Stated exercise
Copy out the listing that follows, exact in every word, and skip the images.

--- START Given material ---

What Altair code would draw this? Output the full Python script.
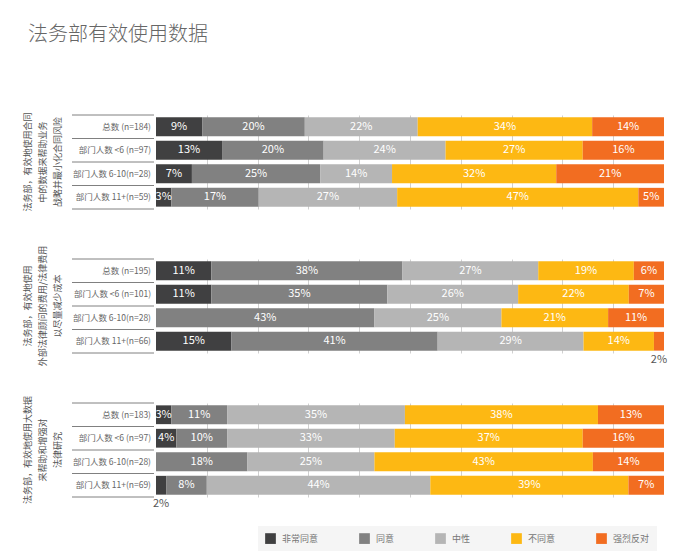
import altair as alt
import pandas as pd

FONT = "Noto Sans CJK SC"

categories = ["非常同意", "同意", "中性", "不同意", "强烈反对"]
colors = ["#404041", "#818181", "#b5b5b5", "#fdb813", "#f26d21"]

title_text = "法务部有效使用数据"

p1_side = ["法务部，有效地使用合同", "中的数据来帮助业务", "战略并最小化合同风险"]
p1_rows = ["总数 (n=184)", "部门人数 <6 (n=97)", "部门人数 6-10(n=28)", "部门人数 11+(n=59)"]
p1_values = [[9, 20, 22, 34, 14], [13, 20, 24, 27, 16], [7, 25, 14, 32, 21], [3, 17, 27, 47, 5]]

p2_side = ["法务部，有效地使用", "外部法律顾问的费用/法律费用", "以尽量减少成本"]
p2_rows = ["总数 (n=195)", "部门人数 <6 (n=101)", "部门人数 6-10(n=28)", "部门人数 11+(n=66)"]
p2_values = [[11, 38, 27, 19, 6], [11, 35, 26, 22, 7], [0, 43, 25, 21, 11], [15, 41, 29, 14, 2]]

p3_side = ["法务部，有效地使用大数据", "来帮助和增强对", "法律研究"]
p3_rows = ["总数 (n=183)", "部门人数 <6 (n=97)", "部门人数 6-10(n=28)", "部门人数 11+(n=69)"]
p3_values = [[3, 11, 35, 38, 13], [4, 10, 33, 37, 16], [0, 18, 25, 43, 14], [2, 8, 44, 39, 7]]

W, H = 508, 94
GAP = 2.35
grid_vals = [round(0.1 * i, 1) for i in range(1, 10)]


def panel(rows, values, side, key):
    recs = []
    for row, vals in zip(rows, values):
        for i, (cat, v) in enumerate(zip(categories, vals)):
            recs.append({"row": row, "cat": cat, "order": i, "v": v})
    df = pd.DataFrame(recs)
    yscale = alt.Scale(domain=rows, paddingInner=0.2, paddingOuter=0.1)
    yenc = alt.Y("row:N", sort=rows, scale=yscale, axis=None)
    xscale = alt.Scale(domain=[0, 1], nice=False, zero=False)

    base = (
        alt.Chart(df)
        .transform_joinaggregate(total="sum(v)", groupby=["row"])
        .transform_calculate(pct="datum.v / datum.total")
        .transform_stack(stack="pct", groupby=["row"], as_=["x0", "x1"],
                         sort=[alt.SortField("order", order="ascending")])
        .transform_calculate(mid="(datum.x0 + datum.x1) / 2", label="datum.v + '%'")
    )
    bars = base.transform_filter("datum.v > 0").mark_bar(stroke=None).encode(
        x=alt.X("x0:Q", scale=xscale,
                axis=alt.Axis(values=grid_vals, grid=True, gridColor="#d0d0d0", gridWidth=1,
                              labels=False, ticks=False, domain=False, title=None)),
        x2="x1:Q",
        y=yenc,
        color=alt.Color("cat:N", scale=alt.Scale(domain=categories, range=colors),
                        legend=alt.Legend(orient="none", legendX=102, legendY=411,
                                          direction="horizontal", columns=5, title=None,
                                          symbolType="square", symbolSize=115,
                                          symbolStrokeWidth=0, labelFontSize=9,
                                          labelColor="#777777", labelFont=FONT,
                                          columnPadding=40, fillColor="#f5f5f5",
                                          padding=7, labelOffset=6)),
    )
    inner = base.transform_filter("datum.v >= 3").mark_text(
        color="white", fontSize=11, font=FONT).encode(
        x=alt.X("mid:Q", scale=xscale), y=yenc, text="label:N")
    outer = base.transform_filter("datum.v > 0 && datum.v < 3").mark_text(
        color="#555555", fontSize=11, font=FONT, dy=19).encode(
        x=alt.X("mid:Q", scale=xscale), y=yenc, text="label:N")

    rdf = pd.DataFrame({"row": rows})
    rowlab = alt.Chart(rdf).mark_text(
        align="right", baseline="middle", fontSize=8.5, color="#666666", font=FONT, dx=-5).encode(
        x=alt.value(0), y=yenc, text="row:N")
    seps = alt.Chart(rdf).mark_rule(color="#808080", strokeWidth=1, yOffset=-GAP).encode(
        x=alt.value(-84), x2=alt.value(-2),
        y=alt.Y("row:N", sort=rows, scale=yscale, axis=None, bandPosition=0))
    last = alt.Chart(rdf.tail(1)).mark_rule(color="#808080", strokeWidth=1, yOffset=GAP).encode(
        x=alt.value(-84), x2=alt.value(-2),
        y=alt.Y("row:N", sort=rows, scale=yscale, axis=None, bandPosition=1))
    sidetxt = alt.Chart(pd.DataFrame({"k": [key]})).mark_text(
        text=side, angle=270, align="center", baseline="middle", fontSize=9,
        lineHeight=15, color="#555555", font=FONT).encode(
        x=alt.value(-128), y=alt.value(H / 2))

    return alt.layer(bars, inner, outer, rowlab, seps, last, sidetxt).properties(width=W, height=H)


c1 = panel(p1_rows, p1_values, p1_side, 1)
c2 = panel(p2_rows, p2_values, p2_side, 2)
c3 = panel(p3_rows, p3_values, p3_side, 3)

chart = (
    alt.vconcat(c1, c2, c3, spacing=50, bounds="flush")
    .properties(
        title=alt.TitleParams(title_text, anchor="start", frame="group", fontSize=20,
                              font=FONT, color="#666666", fontWeight=300, dx=-128,
                              offset=67),
        padding={"left": 24, "top": 25, "right": 25, "bottom": 2},
    )
    .configure_view(stroke=None)
)

chart.save("out.html", embed_options={"renderer": "svg", "actions": False})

--- END Given material ---

Full output
What Altair code would draw this? Output the full Python script.
import altair as alt
import pandas as pd

FONT = "Noto Sans CJK SC"

categories = ["非常同意", "同意", "中性", "不同意", "强烈反对"]
colors = ["#404041", "#818181", "#b5b5b5", "#fdb813", "#f26d21"]

title_text = "法务部有效使用数据"

p1_side = ["法务部，有效地使用合同", "中的数据来帮助业务", "战略并最小化合同风险"]
p1_rows = ["总数 (n=184)", "部门人数 <6 (n=97)", "部门人数 6-10(n=28)", "部门人数 11+(n=59)"]
p1_values = [[9, 20, 22, 34, 14], [13, 20, 24, 27, 16], [7, 25, 14, 32, 21], [3, 17, 27, 47, 5]]

p2_side = ["法务部，有效地使用", "外部法律顾问的费用/法律费用", "以尽量减少成本"]
p2_rows = ["总数 (n=195)", "部门人数 <6 (n=101)", "部门人数 6-10(n=28)", "部门人数 11+(n=66)"]
p2_values = [[11, 38, 27, 19, 6], [11, 35, 26, 22, 7], [0, 43, 25, 21, 11], [15, 41, 29, 14, 2]]

p3_side = ["法务部，有效地使用大数据", "来帮助和增强对", "法律研究"]
p3_rows = ["总数 (n=183)", "部门人数 <6 (n=97)", "部门人数 6-10(n=28)", "部门人数 11+(n=69)"]
p3_values = [[3, 11, 35, 38, 13], [4, 10, 33, 37, 16], [0, 18, 25, 43, 14], [2, 8, 44, 39, 7]]

W, H = 508, 94
GAP = 2.35
grid_vals = [round(0.1 * i, 1) for i in range(1, 10)]


def panel(rows, values, side, key):
    recs = []
    for row, vals in zip(rows, values):
        for i, (cat, v) in enumerate(zip(categories, vals)):
            recs.append({"row": row, "cat": cat, "order": i, "v": v})
    df = pd.DataFrame(recs)
    yscale = alt.Scale(domain=rows, paddingInner=0.2, paddingOuter=0.1)
    yenc = alt.Y("row:N", sort=rows, scale=yscale, axis=None)
    xscale = alt.Scale(domain=[0, 1], nice=False, zero=False)

    base = (
        alt.Chart(df)
        .transform_joinaggregate(total="sum(v)", groupby=["row"])
        .transform_calculate(pct="datum.v / datum.total")
        .transform_stack(stack="pct", groupby=["row"], as_=["x0", "x1"],
                         sort=[alt.SortField("order", order="ascending")])
        .transform_calculate(mid="(datum.x0 + datum.x1) / 2", label="datum.v + '%'")
    )
    bars = base.transform_filter("datum.v > 0").mark_bar(stroke=None).encode(
        x=alt.X("x0:Q", scale=xscale,
                axis=alt.Axis(values=grid_vals, grid=True, gridColor="#d0d0d0", gridWidth=1,
                              labels=False, ticks=False, domain=False, title=None)),
        x2="x1:Q",
        y=yenc,
        color=alt.Color("cat:N", scale=alt.Scale(domain=categories, range=colors),
                        legend=alt.Legend(orient="none", legendX=102, legendY=411,
                                          direction="horizontal", columns=5, title=None,
                                          symbolType="square", symbolSize=115,
                                          symbolStrokeWidth=0, labelFontSize=9,
                                          labelColor="#777777", labelFont=FONT,
                                          columnPadding=40, fillColor="#f5f5f5",
                                          padding=7, labelOffset=6)),
    )
    inner = base.transform_filter("datum.v >= 3").mark_text(
        color="white", fontSize=11, font=FONT).encode(
        x=alt.X("mid:Q", scale=xscale), y=yenc, text="label:N")
    outer = base.transform_filter("datum.v > 0 && datum.v < 3").mark_text(
        color="#555555", fontSize=11, font=FONT, dy=19).encode(
        x=alt.X("mid:Q", scale=xscale), y=yenc, text="label:N")

    rdf = pd.DataFrame({"row": rows})
    rowlab = alt.Chart(rdf).mark_text(
        align="right", baseline="middle", fontSize=8.5, color="#666666", font=FONT, dx=-5).encode(
        x=alt.value(0), y=yenc, text="row:N")
    seps = alt.Chart(rdf).mark_rule(color="#808080", strokeWidth=1, yOffset=-GAP).encode(
        x=alt.value(-84), x2=alt.value(-2),
        y=alt.Y("row:N", sort=rows, scale=yscale, axis=None, bandPosition=0))
    last = alt.Chart(rdf.tail(1)).mark_rule(color="#808080", strokeWidth=1, yOffset=GAP).encode(
        x=alt.value(-84), x2=alt.value(-2),
        y=alt.Y("row:N", sort=rows, scale=yscale, axis=None, bandPosition=1))
    sidetxt = alt.Chart(pd.DataFrame({"k": [key]})).mark_text(
        text=side, angle=270, align="center", baseline="middle", fontSize=9,
        lineHeight=15, color="#555555", font=FONT).encode(
        x=alt.value(-128), y=alt.value(H / 2))

    return alt.layer(bars, inner, outer, rowlab, seps, last, sidetxt).properties(width=W, height=H)


c1 = panel(p1_rows, p1_values, p1_side, 1)
c2 = panel(p2_rows, p2_values, p2_side, 2)
c3 = panel(p3_rows, p3_values, p3_side, 3)

chart = (
    alt.vconcat(c1, c2, c3, spacing=50, bounds="flush")
    .properties(
        title=alt.TitleParams(title_text, anchor="start", frame="group", fontSize=20,
                              font=FONT, color="#666666", fontWeight=300, dx=-128,
                              offset=67),
        padding={"left": 24, "top": 25, "right": 25, "bottom": 2},
    )
    .configure_view(stroke=None)
)

chart.save("out.html", embed_options={"renderer": "svg", "actions": False})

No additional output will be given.